Вопрос из зала: Вы сказали, что потерпели сокрушительное поражение на студии Pixar. Почему для вас это поражение, а не мелкая неудача? И как вы относитесь к людям, которым не интересно то, что вы делаете?
Юрий Норштейн: Что касается студии Pixar, я отнесся к этому спокойно, потому что прекрасно понимал их уровень и мог отнестись к этому только с сочувствием. Сегодня слово ”самодостаточность” чуть ли не главное. Даже искусствоведы его употребляют, это гунявое отвратительное слово ”самодостаточность”. С этого начинается падение. Это по поводу Pixar.
Сегодня мне принесли журнал, где я говорю о Миядзаки. Я с ним очень хорошо знаком, и в нем человеческое, бесконечность человеческого много выше того, чем он занимается. Так и должно быть. Искусство в нем находится в окружении космоса. Станиславский говорил: “Актер должен забыть о ежедневной жизни”. Чтобы войти в то великое актерское состояние, он должен вспомнить, что живет во Вселенной. Когда он вспоминает это, у него включаются другие тяговые связи. Миядзаки – он такой же.
Что касается того, что кому-то не интересно то, что я делаю – к этому я отношусь совершенно спокойно. Почему то, что я делаю, должно нравиться всем? У меня даже есть товарищи, например, Давид Черкасский, замечательный украинский режиссер, все знают его “Врунгеля”, так он мне говорит: “Знаешь, Юра, не нравится мне то, что ты делаешь”. А я говорю: “Ну и что, Додик! Ты думаешь, это нам помешает с тобой выпить?”.
Вопрос из зала: Нужно ли художнику создавать себе пространство для творчества? Создаете ли вы себе какие-то ограничения от визуального потока?
Юрий Норштейн: Я себя, конечно, ограничиваю по многим причинам. Во-первых, у меня нет времени. Во-вторых, я понимаю, что передо мной галиматья, по первым нескольким кадрам. Это как читающий человек понимает по нескольким предложениям, графомания это или нет. Однажды я так Варлама Шаламова для себя открыл, не зная имени, не зная ничего, в 1986 году, в Хельсинки, в отделе русских книг. Я открыл и, пока не дочитал этот рассказ, не сдвинулся с места. Это вырабатывается временем – способность по-настоящему воспринимать сложные серьезные тексты, как и сложные серьезные изображения.
Вопрос из зала: Вы смотрите современное кино?

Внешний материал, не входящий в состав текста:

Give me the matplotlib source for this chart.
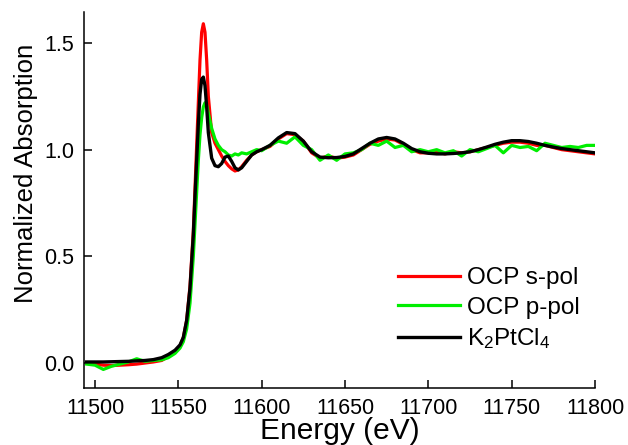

Юрий Норштейн: Кое-что смотрю. Из последнего мне очень понравился фильм “Елена”, причем при повторном просмотре он открывает тебе более глубокое содержание, чем при первом. Понравился фильм “Как я провел этим летом”. Я увидел на экране героя-мужчину, личность, я увидел поведение мужественного человека, не слюнявого, не гунявого. Я увидел подлинного героя, а это очень важно. У нас похохатывали-похохатывали, что в социалистическом реализме искали положительного героя, но без положительного героя жизни-то не может быть. Ведь Достоевский, когда писал Акакия Акакиевича, он говорил: “положительно прекрасный человек”. А Христос? Как мы можем без этого жить?